如何刮掉循环的多页麻烦?

时间:2019-11-28 10:03:16

标签: python pandas web web-scraping beautifulsoup

这是我的代码,只能刮一页,但是我有11000。区别在于他们的ID。

https://www.rlsnet.ru/mkb_index_id_1.htm
https://www.rlsnet.ru/mkb_index_id_2.htm
https://www.rlsnet.ru/mkb_index_id_3.htm
....
https://www.rlsnet.ru/mkb_index_id_11000.htm

如何循环我的代码以刮取全部11000页?如此大量的页面有可能吗?可以将它们放入列表中,然后再进行抓取,但是如果有11000个,则还有很长的路要走。

import requests
from pandas import DataFrame
import numpy as np
import pandas as pd
from bs4 import BeautifulSoup

page_sc = requests.get('https://www.rlsnet.ru/mkb_index_id_1.htm')
soup_sc = BeautifulSoup(page_sc.content, 'html.parser')
items_sc = soup_sc.find_all(class_='subcatlist__item')
mkb_names_sc = [item_sc.find(class_='subcatlist__link').get_text() for item_sc in items_sc]
mkb_stuff_sce = pd.DataFrame(
    {
        'first': mkb_names_sc,
    })
mkb_stuff_sce.to_csv('/Users/gfidarov/Desktop/Python/MKB/mkb.csv')

2 个答案:

答案 0 :(得分:0)

您可以像这样即时创建url字符串。您可能还希望在循环的其他每个迭代中使用定时延迟,以免被服务器阻止。

import requests
from pandas import DataFrame
import numpy as np
import pandas as pd
from bs4 import BeautifulSoup


path_of_csv = '/Users/gfidarov/Desktop/Python/MKB/mkb.csv'

first_string = 'https://www.rlsnet.ru/mkb_index_id_'
third_string = '.htm'

df = pd.DataFrame(columns=['scraping results'])

try:
    for second_string in range(1, 11001):
        second_string = str(second_string)
        url = first_string + second_string + third_string
        page_sc = requests.get(url)
        soup_sc = BeautifulSoup(page_sc.content, 'html.parser')
        items_sc = soup_sc.find_all(class_='subcatlist__item')
        mkb_names_sc = [item_sc.find(class_='subcatlist__link').get_text() for item_sc in items_sc]
        df.append({'scraping results': mkb_names_sc}, ignore_index=True)

    df.to_csv(
        path_or_buf=path_of_csv
    )

except:
    # If it fails in the middle of the process, the results won't be lost
    path_of_csv = 'backup_' + path_of_csv
    df.to_csv(
        path_or_buf=path_of_csv 
    )
    print('Failed at index ' + second_string + '. Please start from here again by setting the beginning of the range to this index. A backup was made of the results that were already scraped. You may want to rename the backup to avoid overwriting in the next run.')

答案 1 :(得分:0)

我的方法很简单。我只是遍历上面的代码。

for i in range(1,11001):

    page_sc = requests.get('https://www.rlsnet.ru/mkb_index_id_{}.htm'.format(i))

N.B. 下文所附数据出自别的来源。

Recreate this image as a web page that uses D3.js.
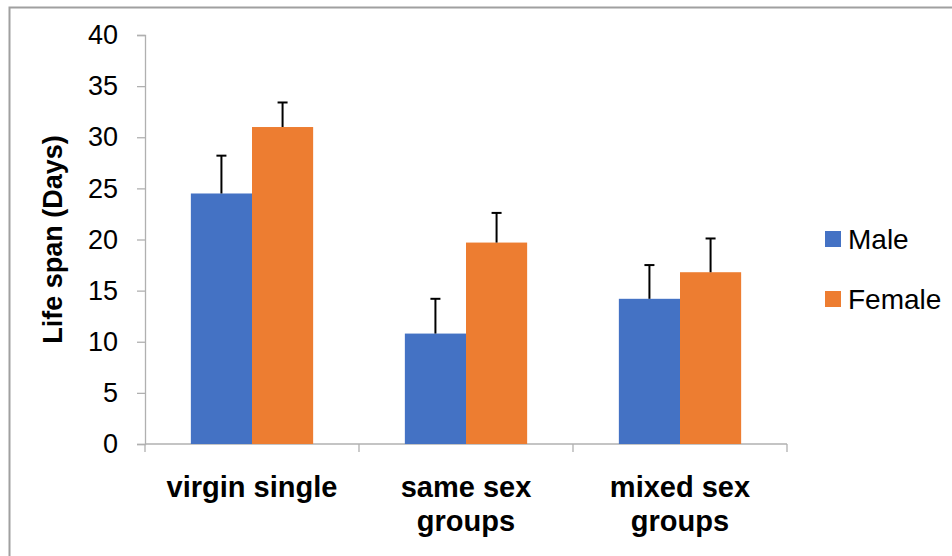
<!DOCTYPE html>
<html lang="en">
  <head>
    <meta charset="utf-8">
    <title>Life span</title>
    <script src="https://d3js.org/d3.v7.min.js"></script>
    <style>
      body { margin: 0; background: #fff; }
      text { font-family: "Liberation Sans", Arial, sans-serif; }
    </style>
  </head>
  <body>
    <script>
      var categories = [["virgin single"], ["same sex", "groups"], ["mixed sex", "groups"]];
      var seriesNames = ["Male", "Female"];
      var colors = ["#4472c4", "#ed7d31"];
      var maleValues = [24.5, 10.8, 14.2];
      var femaleValues = [31.0, 19.7, 16.8];
      var maleErrors = [3.7, 3.4, 3.3];
      var femaleErrors = [2.4, 2.9, 3.3];
      var yTicks = [0, 5, 10, 15, 20, 25, 30, 35, 40];

      var width = 952, height = 556;
      var plot = {left: 145, right: 787, top: 35, bottom: 444};

      var svg = d3.select("body").append("svg")
        .attr("width", width)
        .attr("height", height);

      // outer chart frame
      svg.append("rect")
        .attr("x", 9.5).attr("y", 7.5)
        .attr("width", 960).attr("height", 560)
        .attr("fill", "none")
        .attr("stroke", "#a0a0a0")
        .attr("stroke-width", 2);

      var y = d3.scaleLinear().domain([0, 40]).range([plot.bottom, plot.top]);
      var x0 = d3.scaleBand().domain(d3.range(categories.length))
        .range([plot.left, plot.right]).padding(0);
      // excel gap width 150% -> 0.75 bar on each side
      var x1 = d3.scaleBand().domain(d3.range(seriesNames.length))
        .range([0, x0.bandwidth()]).paddingInner(0).paddingOuter(0.75);

      // y axis
      var yAxis = svg.append("g")
        .attr("transform", "translate(" + plot.left + ",0)")
        .call(d3.axisLeft(y).tickValues(yTicks).tickSize(8).tickPadding(19));
      yAxis.select(".domain").attr("stroke", "#b0b0b0").attr("stroke-width", 1.3);
      yAxis.selectAll(".tick line").attr("stroke", "#b0b0b0").attr("stroke-width", 1.3);
      yAxis.selectAll(".tick text")
        .attr("font-size", 27)
        .attr("font-family", "'Liberation Sans', Arial, sans-serif")
        .attr("fill", "#000");

      // x axis
      var xAxis = svg.append("g")
        .attr("transform", "translate(0," + plot.bottom + ")");
      xAxis.append("line")
        .attr("x1", plot.left).attr("x2", plot.right)
        .attr("stroke", "#b0b0b0").attr("stroke-width", 1.3);
      var xEdges = d3.range(categories.length + 1).map(function(i) {
        return i < categories.length ? x0(i) : x0(i - 1) + x0.bandwidth();
      });
      xAxis.selectAll(".xtick").data(xEdges).enter().append("line")
        .attr("x1", function(d) { return d; })
        .attr("x2", function(d) { return d; })
        .attr("y1", 0).attr("y2", 8)
        .attr("stroke", "#b0b0b0").attr("stroke-width", 1.3);

      var labels = svg.selectAll(".cat").data(categories).enter().append("text")
        .attr("class", "cat")
        .attr("x", function(d, i) { return x0(i) + x0.bandwidth() / 2; })
        .attr("y", 497)
        .attr("text-anchor", "middle")
        .attr("font-size", 29)
        .attr("font-weight", "bold");
      labels.selectAll("tspan").data(function(d) { return d; }).enter().append("tspan")
        .attr("x", function() { return d3.select(this.parentNode).attr("x"); })
        .attr("dy", function(d, i) { return i === 0 ? 0 : 34; })
        .text(function(d) { return d; });

      // bars
      var seriesValues = [maleValues, femaleValues];
      var seriesErrors = [maleErrors, femaleErrors];
      var groups = svg.selectAll(".series").data(seriesNames).enter().append("g")
        .attr("class", "series");

      groups.each(function(name, s) {
        var g = d3.select(this);
        var vals = seriesValues[s].map(function(v, i) { return {i: i, v: v, e: seriesErrors[s][i]}; });
        g.selectAll("rect").data(vals).enter().append("rect")
          .attr("x", function(d) { return x0(d.i) + x1(s); })
          .attr("y", function(d) { return y(d.v); })
          .attr("width", x1.bandwidth())
          .attr("height", function(d) { return y(0) - y(d.v); })
          .attr("fill", colors[s]);
        var eb = g.selectAll(".err").data(vals).enter().append("g").attr("class", "err");
        eb.append("line")
          .attr("x1", function(d) { return x0(d.i) + x1(s) + x1.bandwidth() / 2; })
          .attr("x2", function(d) { return x0(d.i) + x1(s) + x1.bandwidth() / 2; })
          .attr("y1", function(d) { return y(d.v); })
          .attr("y2", function(d) { return y(d.v + d.e); })
          .attr("stroke", "#000").attr("stroke-width", 2);
        eb.append("line")
          .attr("x1", function(d) { return x0(d.i) + x1(s) + x1.bandwidth() / 2 - 5; })
          .attr("x2", function(d) { return x0(d.i) + x1(s) + x1.bandwidth() / 2 + 5; })
          .attr("y1", function(d) { return y(d.v + d.e); })
          .attr("y2", function(d) { return y(d.v + d.e); })
          .attr("stroke", "#000").attr("stroke-width", 2);
      });

      // y axis title
      svg.append("text")
        .attr("transform", "translate(62," + (plot.top + plot.bottom) / 2 + ") rotate(-90)")
        .attr("text-anchor", "middle")
        .attr("font-size", 27)
        .attr("font-weight", "bold")
        .text("Life span (Days)");

      // legend
      var legend = svg.selectAll(".legend").data(seriesNames).enter().append("g")
        .attr("class", "legend")
        .attr("transform", function(d, i) { return "translate(825," + (231 + i * 60) + ")"; });
      legend.append("rect")
        .attr("width", 16).attr("height", 16)
        .attr("fill", function(d, i) { return colors[i]; });
      legend.append("text")
        .attr("x", 23).attr("y", 18)
        .attr("font-size", 28)
        .text(function(d) { return d; });
    </script>
  </body>
</html>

    soup_sc = BeautifulSoup(page_sc.content, 'html.parser')
    items_sc = soup_sc.find_all(class_='subcatlist__item')
    mkb_names_sc = [item_sc.find(class_='subcatlist__link').get_text() for item_sc in items_sc]
    mkb_stuff_sce = pd.DataFrame(
        {
            'first': mkb_names_sc,
        })
    mkb_stuff_sce.to_csv('/Users/gfidarov/Desktop/Python/MKB/mkb.csv')

我所做的是,我使用for循环遍历了代码,并且range()函数正在生成index的列表,并使用format()方法将其放置在url中。

这应该像一种魅力。希望这会有所帮助:)